SEÇTİKLERİMİZ-Hüseyin Ali’nin yazısı: Başkanlık diktatörlüktür
ürkiye'de gerçekleşecek bir başkanlık diktatörlük olur. Türkiye'de başkanlık sisteminden başka bir şey çıkacağını sanmak, siyaset bilimini de, Türkiye ve Ortadoğu tarihini de bilmemek demektir. Dolayısıyla Tayyip Erdoğan başkan olarak tam bir diktatör olmak istiyor. Zaten bunu da saklamıyor. Türkiye için çabuk karar alacak, çabuk uygulayacak bir sisteme ihtiyaç var diyor. Yani kendi aldığı kararı denetleyecek hiçbir kurulun, mekanizmanın olmasını istemiyor.
Aslında önerilen başkanlığın tartışılacak hiçbir yanı yoktur. Tabii ki her şey tartışılabilir. Ancak AKP'nin önerdiği başkanlık tamamen bir diktatörlüktür. Türkiye'de tarihsel olarak sınırlı var olmuş demokratik denetim mekanizmaları da ortadan kaldırılmak isteniyor. Eskiden de sistem demokratik değildi, ama dünyaya demokratik gösterilmek için bazı biçimsel kurumlar öngörülmüştü. Tayyip Erdoğan bunları bile diktatörlüğü önünde engel görmektedir.

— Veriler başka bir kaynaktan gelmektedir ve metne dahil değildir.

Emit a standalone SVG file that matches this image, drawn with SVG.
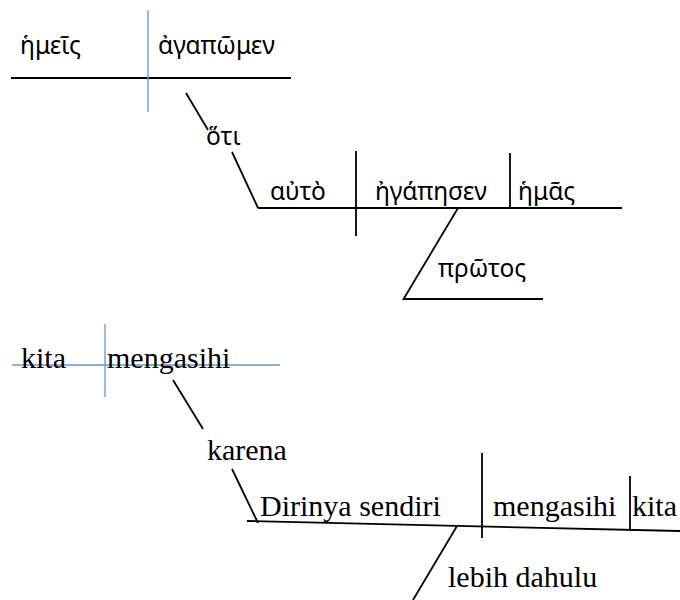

Dünyada belli düzeyde demokratik denilebilecek tek başkanlık sistemi ABD’deki sistemdir. Fransa ve Rusya’da yarı başkanlık sistemi vardır. Güney Amerika’daki başkanlık sistemleri tarihsel olarak otoriter bir devletçi geleneğe dayanmadığından ve birçok denetim mekanizmasıyla meclislerin gücü bulunduğundan diktatörlük eğilimleri sınırlandırılmıştır. Bilindiği gibi Güney Amerika’da devlet kültürü 200 yıllıktır. Yani güçlü devlet kültürü ve otoritesine dayalı bir siyasi tarihi yoktur. Bir dönem ABD'nin desteklediği faşist diktatörlükler dönemi görülmüş olsa da bu, toplumun gözeneklerine, siyasetin tüm kültürüne sinen bir karakterde olmamıştır.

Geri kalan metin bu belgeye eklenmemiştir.